- Information supplied:

** Start **

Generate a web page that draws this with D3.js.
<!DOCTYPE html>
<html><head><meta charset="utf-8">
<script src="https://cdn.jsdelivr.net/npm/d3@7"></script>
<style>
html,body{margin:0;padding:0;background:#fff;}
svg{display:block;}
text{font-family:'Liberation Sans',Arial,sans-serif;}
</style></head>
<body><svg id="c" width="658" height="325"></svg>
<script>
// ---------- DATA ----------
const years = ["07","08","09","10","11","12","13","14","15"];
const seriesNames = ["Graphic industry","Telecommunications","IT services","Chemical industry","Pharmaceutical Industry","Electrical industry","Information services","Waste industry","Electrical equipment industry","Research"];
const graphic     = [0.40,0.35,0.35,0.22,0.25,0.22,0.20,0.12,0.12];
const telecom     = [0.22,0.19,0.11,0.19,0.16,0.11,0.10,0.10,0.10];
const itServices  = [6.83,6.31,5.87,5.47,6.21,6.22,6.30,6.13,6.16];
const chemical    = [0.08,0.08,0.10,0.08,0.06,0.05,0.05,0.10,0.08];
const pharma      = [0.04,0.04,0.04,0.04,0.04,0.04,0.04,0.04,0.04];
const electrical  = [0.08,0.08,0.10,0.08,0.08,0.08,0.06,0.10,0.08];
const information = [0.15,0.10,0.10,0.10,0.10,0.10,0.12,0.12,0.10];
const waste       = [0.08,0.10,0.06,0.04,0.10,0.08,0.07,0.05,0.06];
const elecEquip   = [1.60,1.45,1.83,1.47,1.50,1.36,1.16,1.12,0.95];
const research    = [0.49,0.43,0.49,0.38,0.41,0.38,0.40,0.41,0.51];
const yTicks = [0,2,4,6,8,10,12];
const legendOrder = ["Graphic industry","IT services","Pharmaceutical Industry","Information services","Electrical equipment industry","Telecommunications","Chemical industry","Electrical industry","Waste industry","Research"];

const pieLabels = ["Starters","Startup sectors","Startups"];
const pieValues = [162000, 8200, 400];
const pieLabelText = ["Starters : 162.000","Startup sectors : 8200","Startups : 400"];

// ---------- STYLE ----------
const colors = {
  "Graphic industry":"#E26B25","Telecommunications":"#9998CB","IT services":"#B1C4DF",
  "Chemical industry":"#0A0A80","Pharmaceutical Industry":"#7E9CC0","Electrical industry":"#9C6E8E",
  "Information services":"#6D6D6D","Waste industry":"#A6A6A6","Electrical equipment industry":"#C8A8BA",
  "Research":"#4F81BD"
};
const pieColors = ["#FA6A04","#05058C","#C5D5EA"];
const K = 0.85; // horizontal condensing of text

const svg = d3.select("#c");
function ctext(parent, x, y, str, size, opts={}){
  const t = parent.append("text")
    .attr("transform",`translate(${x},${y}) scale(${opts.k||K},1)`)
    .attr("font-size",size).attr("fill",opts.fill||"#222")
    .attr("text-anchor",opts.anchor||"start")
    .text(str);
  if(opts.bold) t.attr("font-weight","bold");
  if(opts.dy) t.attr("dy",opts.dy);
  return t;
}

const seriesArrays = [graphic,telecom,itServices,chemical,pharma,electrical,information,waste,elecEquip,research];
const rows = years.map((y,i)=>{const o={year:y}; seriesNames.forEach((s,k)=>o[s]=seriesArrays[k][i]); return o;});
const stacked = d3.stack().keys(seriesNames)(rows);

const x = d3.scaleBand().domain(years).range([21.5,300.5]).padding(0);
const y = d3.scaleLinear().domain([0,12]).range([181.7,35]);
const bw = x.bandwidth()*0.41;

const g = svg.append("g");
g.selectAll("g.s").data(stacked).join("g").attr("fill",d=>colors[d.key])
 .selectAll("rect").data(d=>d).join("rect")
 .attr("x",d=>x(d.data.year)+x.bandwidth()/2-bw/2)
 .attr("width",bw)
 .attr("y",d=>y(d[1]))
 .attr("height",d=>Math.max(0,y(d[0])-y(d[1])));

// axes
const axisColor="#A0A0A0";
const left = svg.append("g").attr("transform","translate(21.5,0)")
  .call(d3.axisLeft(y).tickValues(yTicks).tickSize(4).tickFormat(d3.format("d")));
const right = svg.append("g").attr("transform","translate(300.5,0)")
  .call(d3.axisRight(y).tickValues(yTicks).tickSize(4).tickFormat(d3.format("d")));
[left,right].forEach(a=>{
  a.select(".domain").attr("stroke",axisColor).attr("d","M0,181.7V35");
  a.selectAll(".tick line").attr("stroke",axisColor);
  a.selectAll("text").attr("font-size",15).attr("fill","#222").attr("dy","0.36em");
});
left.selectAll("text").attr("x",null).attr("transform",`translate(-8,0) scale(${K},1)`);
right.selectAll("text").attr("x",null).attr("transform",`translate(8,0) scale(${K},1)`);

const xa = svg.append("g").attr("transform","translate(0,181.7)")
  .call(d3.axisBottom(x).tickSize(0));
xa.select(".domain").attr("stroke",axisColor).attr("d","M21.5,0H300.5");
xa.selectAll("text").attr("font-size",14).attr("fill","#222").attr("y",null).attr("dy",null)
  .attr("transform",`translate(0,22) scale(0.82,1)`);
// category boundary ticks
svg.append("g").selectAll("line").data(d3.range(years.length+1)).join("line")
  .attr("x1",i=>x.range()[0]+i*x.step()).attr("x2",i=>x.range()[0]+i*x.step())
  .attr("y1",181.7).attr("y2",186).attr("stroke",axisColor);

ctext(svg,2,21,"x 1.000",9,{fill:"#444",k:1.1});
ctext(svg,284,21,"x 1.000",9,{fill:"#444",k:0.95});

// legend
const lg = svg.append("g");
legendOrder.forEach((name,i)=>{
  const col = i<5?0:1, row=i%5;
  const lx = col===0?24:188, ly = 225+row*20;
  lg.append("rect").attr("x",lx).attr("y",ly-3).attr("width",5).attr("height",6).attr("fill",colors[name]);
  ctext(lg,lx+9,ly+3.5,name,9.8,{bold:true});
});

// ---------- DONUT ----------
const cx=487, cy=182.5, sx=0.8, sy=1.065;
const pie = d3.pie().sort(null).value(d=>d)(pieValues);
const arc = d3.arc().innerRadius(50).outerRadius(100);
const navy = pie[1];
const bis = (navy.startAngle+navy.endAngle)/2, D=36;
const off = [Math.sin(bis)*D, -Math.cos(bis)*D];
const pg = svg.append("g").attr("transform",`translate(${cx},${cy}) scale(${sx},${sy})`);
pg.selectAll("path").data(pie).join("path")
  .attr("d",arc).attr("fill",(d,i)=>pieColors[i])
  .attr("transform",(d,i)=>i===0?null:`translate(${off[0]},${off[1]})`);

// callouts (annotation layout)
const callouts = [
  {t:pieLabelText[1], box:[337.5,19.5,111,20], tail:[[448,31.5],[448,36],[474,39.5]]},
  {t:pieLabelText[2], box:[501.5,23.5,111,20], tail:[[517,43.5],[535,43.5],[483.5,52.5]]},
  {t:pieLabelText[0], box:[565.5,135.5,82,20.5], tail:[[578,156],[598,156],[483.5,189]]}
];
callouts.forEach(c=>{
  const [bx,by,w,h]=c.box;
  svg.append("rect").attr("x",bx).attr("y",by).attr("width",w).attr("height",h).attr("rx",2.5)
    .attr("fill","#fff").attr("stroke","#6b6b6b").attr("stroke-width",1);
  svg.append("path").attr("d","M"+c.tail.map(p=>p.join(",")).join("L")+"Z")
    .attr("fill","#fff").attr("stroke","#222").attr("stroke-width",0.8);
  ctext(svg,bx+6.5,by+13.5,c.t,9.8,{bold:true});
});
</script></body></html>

** End **

- Your task:
Only the lines from the start of the data to the line holding "const K = 0.85;" are wanted; return them exactly, both ends included.

- Solution to this problem:
Generate a web page that draws this with D3.js.
<!DOCTYPE html>
<html><head><meta charset="utf-8">
<script src="https://cdn.jsdelivr.net/npm/d3@7"></script>
<style>
html,body{margin:0;padding:0;background:#fff;}
svg{display:block;}
text{font-family:'Liberation Sans',Arial,sans-serif;}
</style></head>
<body><svg id="c" width="658" height="325"></svg>
<script>
// ---------- DATA ----------
const years = ["07","08","09","10","11","12","13","14","15"];
const seriesNames = ["Graphic industry","Telecommunications","IT services","Chemical industry","Pharmaceutical Industry","Electrical industry","Information services","Waste industry","Electrical equipment industry","Research"];
const graphic     = [0.40,0.35,0.35,0.22,0.25,0.22,0.20,0.12,0.12];
const telecom     = [0.22,0.19,0.11,0.19,0.16,0.11,0.10,0.10,0.10];
const itServices  = [6.83,6.31,5.87,5.47,6.21,6.22,6.30,6.13,6.16];
const chemical    = [0.08,0.08,0.10,0.08,0.06,0.05,0.05,0.10,0.08];
const pharma      = [0.04,0.04,0.04,0.04,0.04,0.04,0.04,0.04,0.04];
const electrical  = [0.08,0.08,0.10,0.08,0.08,0.08,0.06,0.10,0.08];
const information = [0.15,0.10,0.10,0.10,0.10,0.10,0.12,0.12,0.10];
const waste       = [0.08,0.10,0.06,0.04,0.10,0.08,0.07,0.05,0.06];
const elecEquip   = [1.60,1.45,1.83,1.47,1.50,1.36,1.16,1.12,0.95];
const research    = [0.49,0.43,0.49,0.38,0.41,0.38,0.40,0.41,0.51];
const yTicks = [0,2,4,6,8,10,12];
const legendOrder = ["Graphic industry","IT services","Pharmaceutical Industry","Information services","Electrical equipment industry","Telecommunications","Chemical industry","Electrical industry","Waste industry","Research"];

const pieLabels = ["Starters","Startup sectors","Startups"];
const pieValues = [162000, 8200, 400];
const pieLabelText = ["Starters : 162.000","Startup sectors : 8200","Startups : 400"];

// ---------- STYLE ----------
const colors = {
  "Graphic industry":"#E26B25","Telecommunications":"#9998CB","IT services":"#B1C4DF",
  "Chemical industry":"#0A0A80","Pharmaceutical Industry":"#7E9CC0","Electrical industry":"#9C6E8E",
  "Information services":"#6D6D6D","Waste industry":"#A6A6A6","Electrical equipment industry":"#C8A8BA",
  "Research":"#4F81BD"
};
const pieColors = ["#FA6A04","#05058C","#C5D5EA"];
const K = 0.85; // horizontal condensing of text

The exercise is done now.